Given James’ mastery of the sport, how is this possible? The average American probably knows a friend, co-worker or family member who shot 80 percent at some level in his or her basketball career. This is probably why free throw shooting has become a fetish of the critical NBA fan. If Joe from around the corner can hit free throws at the neighborhood park, why can’t the best player in the world?
Repetition makes perfect?
James still hasn't figured out the riddle. His problem, he’ll tell you, is repetition. One of the first things you learn as a basketball player is to find a free throw routine. One dribble, spin, shoot. Three dribbles and up. Whatever it is, just stick to it. But James hasn't mastered that part. He tweaks and overhauls his routine probably dozens of times every season.
“Obviously it becomes mental at some point when you go up there,” James said. “For me, it’s mental, it’s not physical. One game you make 11 out of 12. Next game you shoot 6 out of 13. Then you change it ... which is crazy.”
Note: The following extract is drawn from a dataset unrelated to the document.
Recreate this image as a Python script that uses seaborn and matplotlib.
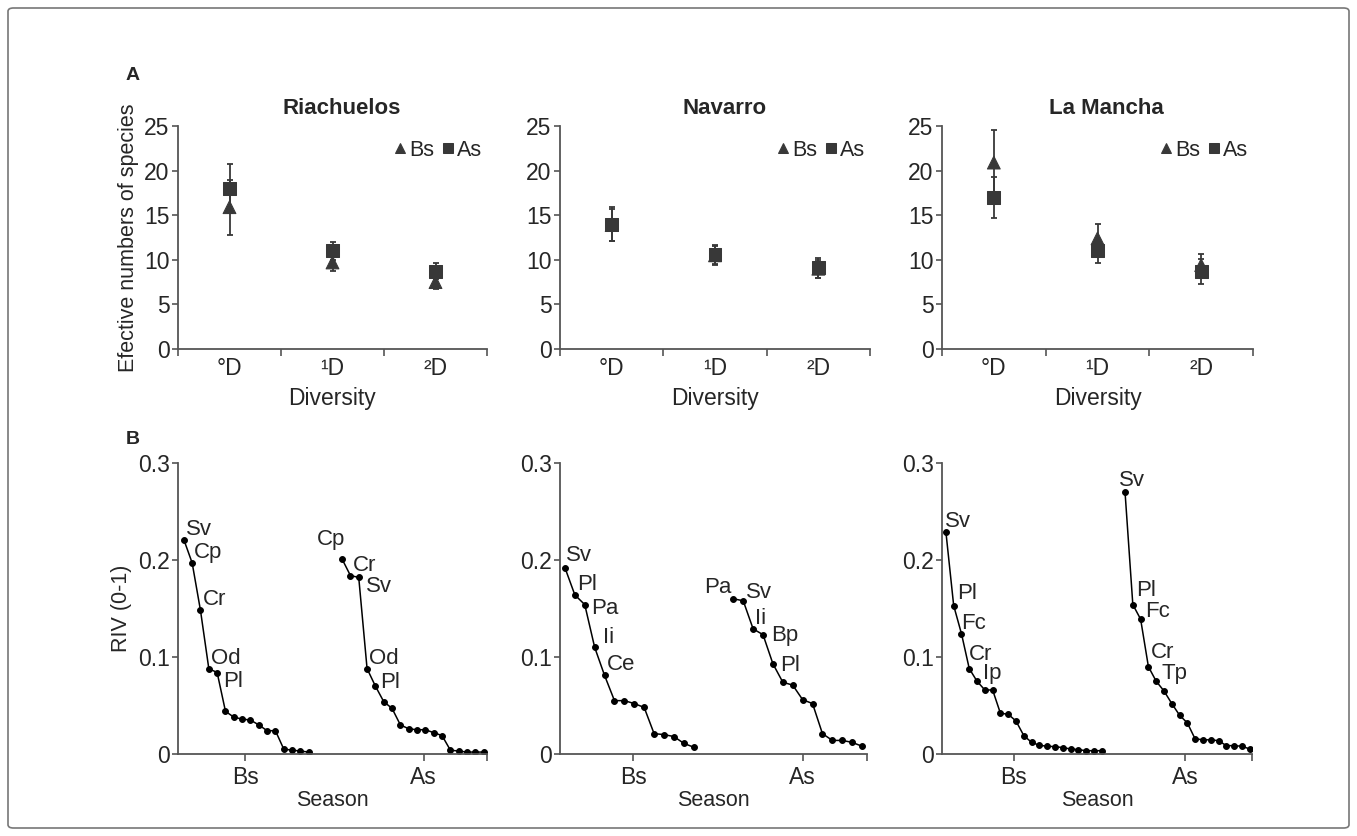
import numpy as np
import pandas as pd
import matplotlib
matplotlib.use("Agg")
import matplotlib.pyplot as plt
from matplotlib.patches import FancyBboxPatch
import seaborn as sns

# ---- panel A data: effective numbers of species (mean, error) ----
sites = ['Riachuelos', 'Navarro', 'La Mancha']
diversity = ['°D', '¹D', '²D']

ria_bs = [15.9, 9.7, 7.5]
ria_bs_err = [3.1, 1.0, 0.8]
ria_as = [18.0, 11.0, 8.7]
ria_as_err = [2.7, 1.0, 0.9]

nav_bs = [13.9, 10.5, 9.0]
nav_bs_err = [1.8, 1.1, 1.0]
nav_as = [14.0, 10.6, 9.1]
nav_as_err = [1.9, 1.1, 1.1]

lm_bs = [20.9, 12.4, 9.4]
lm_bs_err = [3.7, 1.6, 1.3]
lm_as = [17.0, 11.0, 8.7]
lm_as_err = [2.3, 1.35, 1.4]

# ---- panel B data: RIV rank curves ----
ria_bs_riv = [0.221, 0.197, 0.148, 0.088, 0.084, 0.044, 0.038, 0.036, 0.035, 0.030,
              0.024, 0.024, 0.005, 0.004, 0.003, 0.002]
ria_as_riv = [0.201, 0.184, 0.182, 0.088, 0.070, 0.054, 0.047, 0.030, 0.026, 0.025,
              0.025, 0.022, 0.019, 0.004, 0.003, 0.002, 0.002, 0.002]
nav_bs_riv = [0.192, 0.164, 0.154, 0.110, 0.081, 0.055, 0.055, 0.052, 0.048, 0.021,
              0.020, 0.018, 0.011, 0.007]
nav_as_riv = [0.160, 0.158, 0.129, 0.123, 0.093, 0.074, 0.071, 0.056, 0.052, 0.021,
              0.014, 0.014, 0.012, 0.008]
lm_bs_riv = [0.229, 0.153, 0.124, 0.088, 0.075, 0.066, 0.066, 0.042, 0.041, 0.034,
             0.019, 0.012, 0.009, 0.008, 0.0076, 0.0066, 0.0052, 0.0045, 0.0034, 0.0034, 0.0034]
lm_as_riv = [0.270, 0.154, 0.139, 0.090, 0.075, 0.065, 0.052, 0.040, 0.032, 0.0155,
             0.0148, 0.0145, 0.0138, 0.0086, 0.0086, 0.008, 0.0052]

ria_bs_lab = ['Sv', 'Cp', 'Cr', 'Od', 'Pl']
ria_as_lab = ['Cp', 'Cr', 'Sv', 'Od', 'Pl']
nav_bs_lab = ['Sv', 'Pl', 'Pa', 'Ii', 'Ce']
nav_as_lab = ['Pa', 'Sv', 'Ii', 'Bp', 'Pl']
lm_bs_lab = ['Sv', 'Pl', 'Fc', 'Cr', 'Ip']
lm_as_lab = ['Sv', 'Pl', 'Fc', 'Cr', 'Tp']

sns.set_style('white')
plt.rcParams['font.family'] = ['Liberation Sans', 'DejaVu Sans']

W, H = 1357, 836
fig = plt.figure(figsize=(W / 100, H / 100), dpi=100)
spine_c = '#555555'
mark_c = '#383838'
tick_fs = 16.5

def px_axes(left, right, top, bottom):
    return fig.add_axes([left / W, 1 - bottom / H, (right - left) / W, (bottom - top) / H])

def style_axes(ax):
    sns.despine(ax=ax)
    for s in ['left', 'bottom']:
        ax.spines[s].set_color(spine_c)
        ax.spines[s].set_linewidth(1.3)
    ax.tick_params(axis='y', which='major', direction='out', length=4, width=1.2,
                   color=spine_c, labelsize=tick_fs, pad=2, left=True)
    ax.tick_params(axis='x', which='major', labelsize=tick_fs, pad=4)
    ax.tick_params(axis='x', which='minor', direction='out', length=5, width=1.2,
                   color=spine_c, bottom=True)

# ---- top row ----
top_data = [(ria_bs, ria_bs_err, ria_as, ria_as_err),
            (nav_bs, nav_bs_err, nav_as, nav_as_err),
            (lm_bs, lm_bs_err, lm_as, lm_as_err)]
lefts = [178, 560, 942]
rights = [487, 870, 1253]

for i, site in enumerate(sites):
    bs, bs_err, as_, as_err = top_data[i]
    ax = px_axes(lefts[i], rights[i], 126, 349)
    df = pd.DataFrame({
        'pos': list(range(3)) * 2,
        'value': bs + as_,
        'err': bs_err + as_err,
        'season': ['Bs'] * 3 + ['As'] * 3,
    })
    for season in ['Bs', 'As']:
        d = df[df.season == season]
        ax.errorbar(d.pos, d.value, yerr=d.err, fmt='none', ecolor=mark_c,
                    elinewidth=1.3, capsize=2.5, capthick=1.3, zorder=2)
    sns.scatterplot(data=df, x='pos', y='value', style='season',
                    markers={'Bs': '^', 'As': 's'}, style_order=['Bs', 'As'],
                    color=mark_c, edgecolor=mark_c, s=85, ax=ax, zorder=3)
    ax.set_xlim(-0.5, 2.5)
    ax.set_ylim(0, 25)
    ax.set_yticks([0, 5, 10, 15, 20, 25])
    ax.set_xticks(range(3))
    ax.set_xticklabels(diversity)
    ax.set_xticks([-0.5, 0.5, 1.5, 2.5], minor=True)
    ax.tick_params(axis='x', which='major', length=0)
    style_axes(ax)
    ax.tick_params(axis='x', which='major', pad=6)
    ax.set_xlabel('Diversity', fontsize=16.5, labelpad=5)
    ax.set_ylabel('Efective numbers of species' if i == 0 else '', fontsize=15.5, labelpad=4)
    ax.set_title(site, fontsize=16, fontweight='bold', pad=9, x=0.53)
    ax.legend(loc='center right', bbox_to_anchor=(1.02, 0.89), ncol=2, frameon=False,
              handletextpad=0.0, columnspacing=0.15, handlelength=0.9,
              markerscale=0.75, fontsize=15.5, borderpad=0)

# ---- bottom row ----
bot_data = [(ria_bs_riv, ria_as_riv, ria_bs_lab, ria_as_lab, 4, (0.3, 37.4), (8.35, 29.8)),
            (nav_bs_riv, nav_as_riv, nav_bs_lab, nav_as_lab, 4, (0.5, 31.5), (7.9, 25.0)),
            (lm_bs_riv, lm_as_riv, lm_bs_lab, lm_as_lab, 3, (0.5, 40.3), (9.7, 31.7))]
rights_b = [487, 867, 1252]

# label offsets in pixels (default: right/above the point)
default_off = (2, 5)
label_off = {
    (0, 'Bs', 'Pl'): (6, -14),
    (0, 'As', 'Cp'): (-25, 14),
    (0, 'As', 'Sv'): (7, -15),
    (0, 'As', 'Pl'): (5, -2),
    (1, 'Bs', 'Sv'): (1, 7),
    (1, 'Bs', 'Pa'): (6, -9),
    (1, 'Bs', 'Ii'): (8, 4),
    (1, 'As', 'Pa'): (-29, 6),
    (1, 'As', 'Sv'): (3, 3),
    (1, 'As', 'Bp'): (8, -6),
    (1, 'As', 'Pl'): (7, -7),
    (2, 'Bs', 'Sv'): (-1, 5),
    (2, 'Bs', 'Pl'): (3, 7),
    (2, 'Bs', 'Fc'): (0, 5),
    (2, 'Bs', 'Cr'): (0, 9),
    (2, 'Bs', 'Ip'): (6, 2),
    (2, 'As', 'Sv'): (-6, 6),
    (2, 'As', 'Pl'): (3, 9),
    (2, 'As', 'Fc'): (5, 2),
    (2, 'As', 'Cr'): (2, 9),
    (2, 'As', 'Tp'): (5, 2),
}

for i, (bsr, asr, bsl, asl, gap, xl, tk) in enumerate(bot_data):
    ax = px_axes(lefts[i], rights_b[i], 463, 754)
    x_bs = np.arange(1, len(bsr) + 1)
    x_as = np.arange(len(bsr) + gap, len(bsr) + gap + len(asr))
    df = pd.DataFrame({
        'rank': np.concatenate([x_bs, x_as]),
        'riv': bsr + asr,
        'season': ['Bs'] * len(bsr) + ['As'] * len(asr),
    })
    sns.lineplot(data=df, x='rank', y='riv', units='season', estimator=None,
                 color='black', lw=1.1, marker='o', markersize=4.2,
                 markeredgecolor='black', ax=ax)
    for season, xs, vals, labs in [('Bs', x_bs, bsr, bsl), ('As', x_as, asr, asl)]:
        for j, lab in enumerate(labs):
            dx, dy = label_off.get((i, season, lab), default_off)
            ax.annotate(lab, (xs[j], vals[j]), xytext=(dx, dy), textcoords='offset pixels',
                        ha='left', va='baseline', fontsize=16)
    ax.set_xlim(*xl)
    ax.set_ylim(0, 0.3)
    ax.set_yticks([0, 0.1, 0.2, 0.3])
    ax.set_yticklabels(['0', '0.1', '0.2', '0.3'])
    ax.set_xticks(list(tk))
    ax.set_xticklabels(['Bs', 'As'])
    ax.set_xticks([xl[1]], minor=True)
    ax.tick_params(axis='x', which='major', direction='out', length=5, width=1.2,
                   color=spine_c, bottom=True)
    style_axes(ax)
    ax.set_xlabel('Season', fontsize=15.5, labelpad=0)
    ax.set_ylabel('RIV (0-1)' if i == 0 else '', fontsize=15.5, labelpad=4)

fig.text(133 / W, 1 - 75 / H, 'A', fontsize=14, fontweight='bold', ha='center', va='center')
fig.text(133 / W, 1 - 440 / H, 'B', fontsize=14, fontweight='bold', ha='center', va='center')

fig.patches.append(FancyBboxPatch((8 / W, 8 / H), (W - 16) / W, (H - 16) / H,
                                  boxstyle='round,pad=0,rounding_size=0.004',
                                  transform=fig.transFigure, fill=False,
                                  edgecolor='#777777', lw=1.2))

fig.savefig('out.png', dpi=100)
To a basketball coach, it is just that -- crazy. James fully understands that this is certifiably irrational and probably detrimental. A player doesn't scrap his routine after a random fluctuation at the line, just like a baseball player doesn't overhaul his batting stance after going 0-for-4 on a Saturday afternoon. Knowing this, James tried to correct his approach this summer, but it led to a psychological tug-of-war.
“This offseason I just stuck to the same routine,” James said. “Even if I missed four or five in a row I just stuck to the same routine, just try to challenge myself. It went through my mind, ‘OK, it’s time to change.’ I was like, ‘No, stick to the same routine. Stick to the same shot.’ That was cool, I was able to do that all summer.”
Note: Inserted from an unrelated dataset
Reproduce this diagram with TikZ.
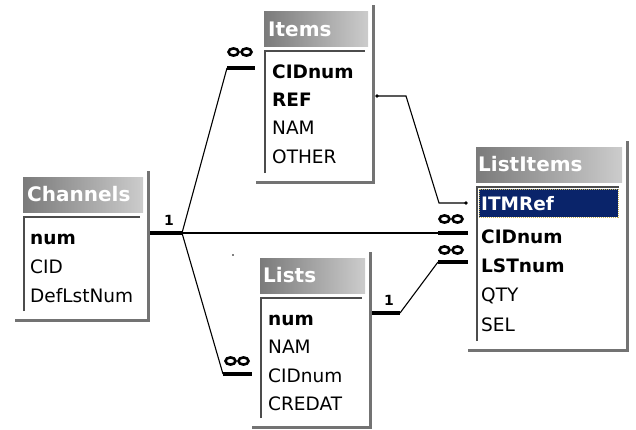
\documentclass[tikz,border=0pt]{standalone}
\usepackage{fontspec}
\setmainfont{DejaVu Sans}
\usetikzlibrary{positioning}

\newcommand\headfont{\bfseries\fontsize{20}{22}\selectfont}
\newcommand\fieldfont{\fontsize{18.5}{20}\selectfont}
\newcommand\keyfont{\bfseries\fontsize{18.5}{20}\selectfont}
\newcommand\cardfont{\bfseries\fontsize{14}{15}\selectfont}
\definecolor{selblue}{RGB}{10,36,106}
\definecolor{seldots}{RGB}{200,180,90}

\begin{document}
\begin{tikzpicture}[x=1pt,y=-1pt,
    frame/.style={line width=3pt, black!55},
    listedge/.style={line width=2pt, black!70},
    title/.style={anchor=west, inner sep=0pt, text=white, font=\headfont, text height=14.6pt, text depth=0pt},
    field/.style={anchor=west, inner sep=0pt, font=\fieldfont, text height=13.5pt, text depth=0pt},
    key/.style={field, font=\keyfont},
    link/.style={line width=1.1pt},
    bar/.style={line width=4.5pt},
    card/.style={inner sep=0pt, font=\cardfont},
    manymark/.pic={\draw[line width=2.6pt] (-6.5,0) ellipse (5 and 3.6) (6.5,0) ellipse (5 and 3.6);}
]
    \useasboundingbox (0,0) rectangle (636,429);

    % Table windows: title bar, frame edge and sunken field list
    \foreach \l/\t/\r/\b in {23/177/148/320, 264/11/373/182, 260/258/370/427, 476/147/627/350} {
        \shade[left color=black!52, right color=black!20] (\l,\t) rectangle (\r-5,\t+35);
        \draw[frame] (\r,\t-6) -- (\r,\b) -- (\l-8,\b);
        \draw[listedge] (\l+1,\b-9) -- (\l+1,\t+40) -- (\r-8,\t+40);
    }

    % Channels
    \node[title] (chn) at (27,194.5) {Channels};
    \node[key] (chn-num) at (30,238) {num};
    \node[field] (chn-cid) at (30,267) {CID};
    \node[field] (chn-def) at (30,296) {DefLstNum};

    % Items
    \node[title] (itm) at (268,29) {Items};
    \node[key] (itm-cid) at (272,72) {CIDnum};
    \node[key] (itm-ref) at (272,100) {REF};
    \node[field] (itm-nam) at (272,128) {NAM};
    \node[field] (itm-oth) at (272,157) {OTHER};

    % Lists
    \node[title] (lst) at (263,275.5) {Lists};
    \node[key] (lst-num) at (268,319) {num};
    \node[field] (lst-nam) at (268,347) {NAM};
    \node[field] (lst-cid) at (268,376) {CIDnum};
    \node[field] (lst-cre) at (268,404) {CREDAT};

    % ListItems, first field selected
    \node[title] (li) at (478,164.5) {ListItems};
    \fill[selblue] (479,189) rectangle (618,217);
    \draw[seldots, densely dotted, line width=1pt] (479,189) rectangle (618,217);
    \node[key, text=white] (li-itm) at (481,204) {ITMRef};
    \node[key] (li-cid) at (481,237) {CIDnum};
    \node[key] (li-lst) at (481,266) {LSTnum};
    \node[field] (li-qty) at (481,295) {QTY};
    \node[field] (li-sel) at (481,325) {SEL};

    % Relationship end points
    \coordinate (chn-out) at (150,233);
    \coordinate (chn-fork) at (182,233);
    \coordinate (li-cid-in) at (438,233);
    \coordinate (li-cid-end) at (468,233);
    \coordinate (itm-cid-in) at (227,68);
    \coordinate (itm-cid-end) at (255,68);
    \coordinate (lst-cid-in) at (223,374);
    \coordinate (lst-cid-end) at (252,374);
    \coordinate (lst-out) at (372,313);
    \coordinate (lst-fork) at (400,313);
    \coordinate (li-lst-in) at (438,262);
    \coordinate (li-lst-end) at (468,262);
    \coordinate (itm-ref-out) at (377,96);
    \coordinate (li-itm-in) at (466,203);

    % Channels -> Items, Lists, ListItems
    \draw[bar] (chn-out) -- (chn-fork);
    \draw[link] (chn-fork) -- (li-cid-in);
    \draw[bar] (li-cid-in) -- (li-cid-end);
    \draw[link] (chn-fork) -- (itm-cid-in);
    \draw[bar] (itm-cid-in) -- (itm-cid-end);
    \draw[link] (chn-fork) -- (lst-cid-in);
    \draw[bar] (lst-cid-in) -- (lst-cid-end);
    \node[card] (one-chn) at (169,220) {1};

    % Lists -> ListItems
    \draw[bar] (lst-out) -- (lst-fork);
    \draw[link] (lst-fork) -- (li-lst-in);
    \draw[bar] (li-lst-in) -- (li-lst-end);
    \node[card] (one-lst) at (389,300) {1};

    % Items -> ListItems (no enforced join)
    \draw[link] (itm-ref-out) -- (406,96) -- (439,203) -- (li-itm-in);
    \fill (itm-ref-out) circle (1.9);
    \fill (li-itm-in) circle (1.9);

    % many-side marks
    \pic at (240,52) {manymark};
    \pic at (451,219) {manymark};
    \pic at (451,250) {manymark};
    \pic at (237,361) {manymark};

    \fill (233,255) circle (0.8);
\end{tikzpicture}
\end{document}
What’s the longest he’s ever stuck to a routine?
“I don’t know, which is letting you know it’s not a good thing at all,” James said. “I shot 85 percent my freshman year in high school and after that, it was too easy to score and free throws didn't matter and it’s been downhill ever since.”
Putting it into action
As James sees it, he’s never needed to be elite at free throws to be elite. But with two NBA titles under his belt and “the greatest ever” distinction in sight, he has made it a top priority these days. In all likelihood, this is probably not the first offseason James has started from scratch. He’s probably tried every trick in the book to correct his free throw shot. Last season, he found some success emulating Ray Allen’s routine, but it wasn't long before he tweaked. Even after winning four MVPs, the random fluctuations still got to him.
“I can go in the gym during the offseason after my workout dead-tired and shoot 150 free throws and make 150 free throws,” James said. “That means absolutely nothing until you get out on the floor and you actually do it.”
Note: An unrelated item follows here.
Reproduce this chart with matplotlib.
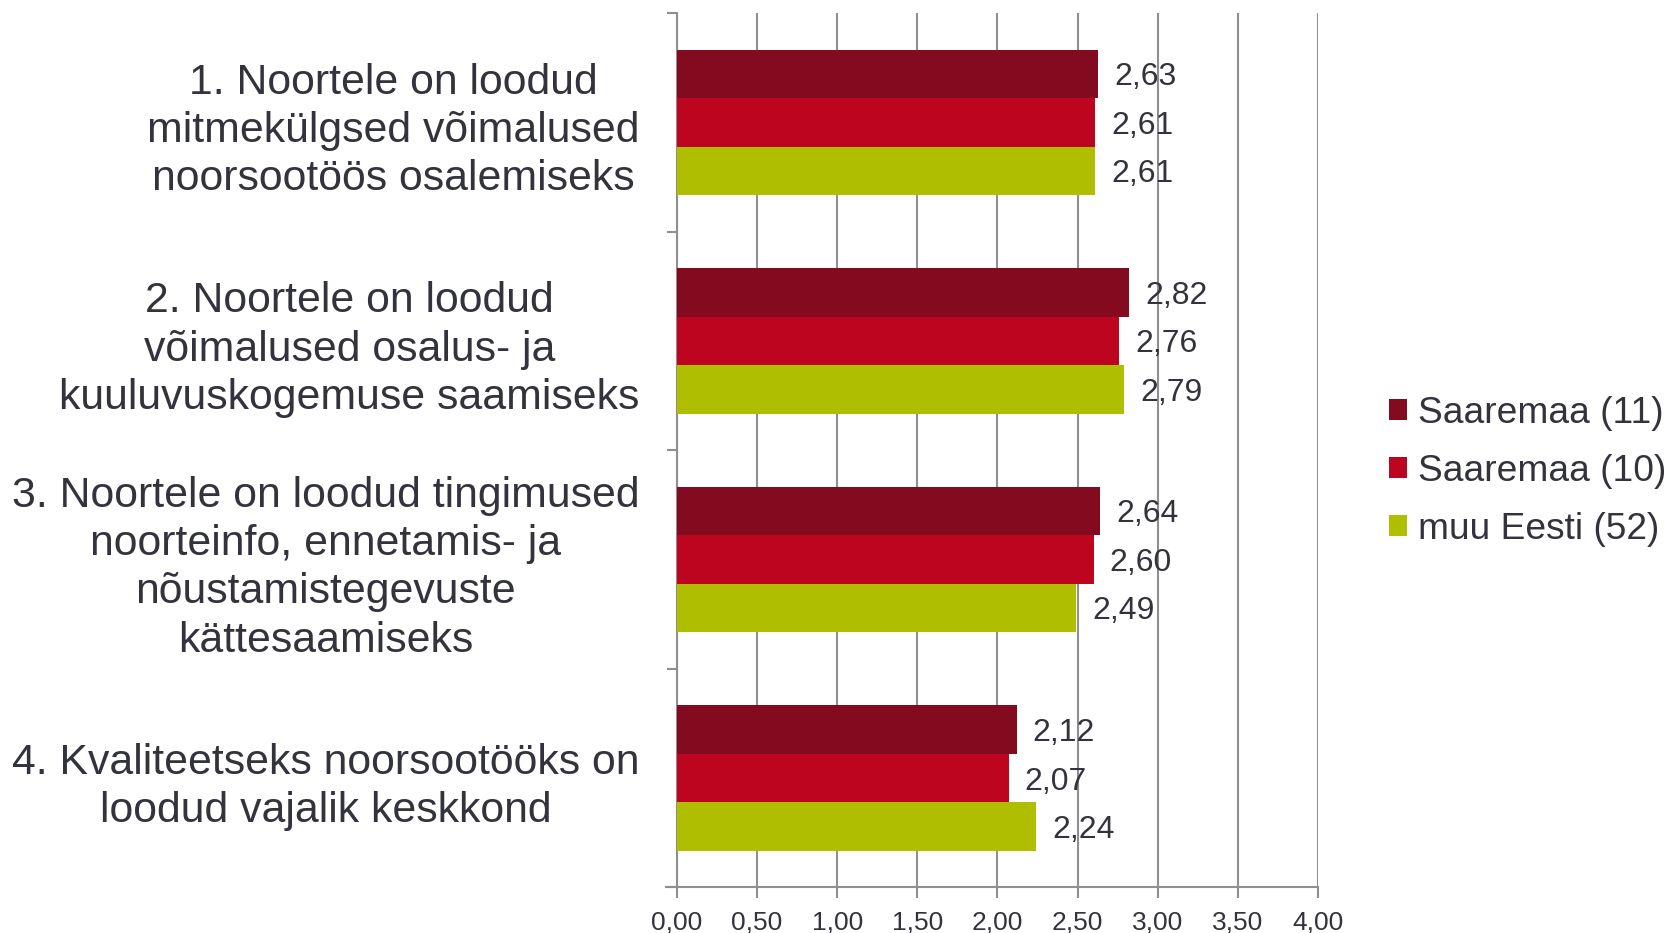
import matplotlib
matplotlib.use('Agg')
import matplotlib.pyplot as plt
import matplotlib.transforms as mtransforms
import numpy as np
from matplotlib.patches import Patch

categories = [
    "1. Noortele on loodud\nmitmekülgsed võimalused\nnoorsootöös osalemiseks",
    "2. Noortele on loodud\nvõimalused osalus- ja\nkuuluvuskogemuse saamiseks",
    "3. Noortele on loodud tingimused\nnoorteinfo, ennetamis- ja\nnõustamistegevuste\nkättesaamiseks",
    "4. Kvaliteetseks noorsootööks on\nloodud vajalik keskkond",
]
series_names = ["Saaremaa (11)", "Saaremaa (10)", "muu Eesti (52)"]
saaremaa_11 = [2.63, 2.82, 2.64, 2.12]
saaremaa_10 = [2.61, 2.76, 2.60, 2.07]
muu_eesti = [2.61, 2.79, 2.49, 2.24]
x_ticks = [0, 0.5, 1, 1.5, 2, 2.5, 3, 3.5, 4]

colors = ['#840B1F', '#BE0520', '#AFBF00']
text_color = '#33333d'
grid_color = '#8f8f8f'

plt.rcParams.update({
    "font.family": ["Liberation Sans", "DejaVu Sans"],
    "text.color": text_color,
})

fig = plt.figure(figsize=(16.69, 9.33), dpi=100)
ax = fig.add_axes([0.4056, 0.049, 0.7897 - 0.4056, 0.986 - 0.049])

y = np.arange(len(categories))
h = 0.222
for k, (vals, col) in enumerate(zip([saaremaa_11, saaremaa_10, muu_eesti], colors)):
    pos = y + (k - 1) * h
    ax.barh(pos, vals, height=h, color=col, zorder=3)
    for p, v in zip(pos, vals):
        ax.text(v + 0.1, p, f"{v:.2f}".replace('.', ','), va='center_baseline', ha='left',
                fontsize=23, color=text_color, zorder=4)

ax.set_xlim(0, 4)
ax.set_ylim(len(categories) - 0.5, -0.5)
ax.set_xticks(x_ticks)
ax.set_xticklabels([f"{t:.2f}".replace('.', ',') for t in x_ticks])
ax.xaxis.grid(True, color=grid_color, linewidth=1.5, zorder=0)

ax.set_yticks(y)
ax.set_yticklabels(categories, fontsize=30.8, linespacing=1.27, multialignment='center')
# nudge the category labels up a little
shift = mtransforms.ScaledTranslation(0, 4 / 100, fig.dpi_scale_trans)
for lbl in ax.get_yticklabels():
    lbl.set_transform(lbl.get_transform() + shift)
ax.set_yticks(np.arange(-0.5, len(categories)), minor=True)
ax.tick_params(axis='y', which='major', length=0, pad=27, labelcolor=text_color)
ax.tick_params(axis='y', which='minor', length=7, width=1.5, color=grid_color, direction='out')
ax.tick_params(axis='x', length=8, width=1.5, color=grid_color, direction='out',
               labelsize=19, labelcolor=text_color, pad=9)

for side in ['top', 'right']:
    ax.spines[side].set_visible(False)
for side in ['left', 'bottom']:
    ax.spines[side].set_color(grid_color)
    ax.spines[side].set_linewidth(1.5)
ax.spines['bottom'].set_bounds(-0.07, 4)

handles = [Patch(facecolor=c) for c in colors]
fig.legend(handles, series_names, loc='center left', bbox_to_anchor=(0.832, 0.495),
           frameon=False, fontsize=26.7, handlelength=0.5, handleheight=0.5,
           handletextpad=0.3, labelspacing=0.62, borderpad=0, borderaxespad=0)

fig.savefig('out.png', dpi=100)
James isn't alone in this struggle. A fascinating photo snapped by ESPN Radio’s Beto Duran last season informed us that at one point last season that Dwight Howard had made 82 percent of his 1,582 free throws in practice. 82 percent!
In games? Just 49.5 percent. But Howard wasn't the only one to buckle under the pressure. Even if we take Howard out of the equation, the Lakers’ free-throw percentage tumbled from 89 percent on the practice floor to 77 percent in real action. In other words, the Lakers went from Kevin Durant to LeBron James once the bright lights came on.
Though it’s unlikely that James actually reaches his goal next season, we probably shouldn't doubt him at this point either. Three seasons ago, James didn't have a reliable postgame or a knockdown 3-point shot. Now he has both. One-by-one James has turned almost all of his remaining weaknesses into strengths. The last skill standing is the free throw. If he figures that out, what then? The “greatest ever” tag may not be so far after all.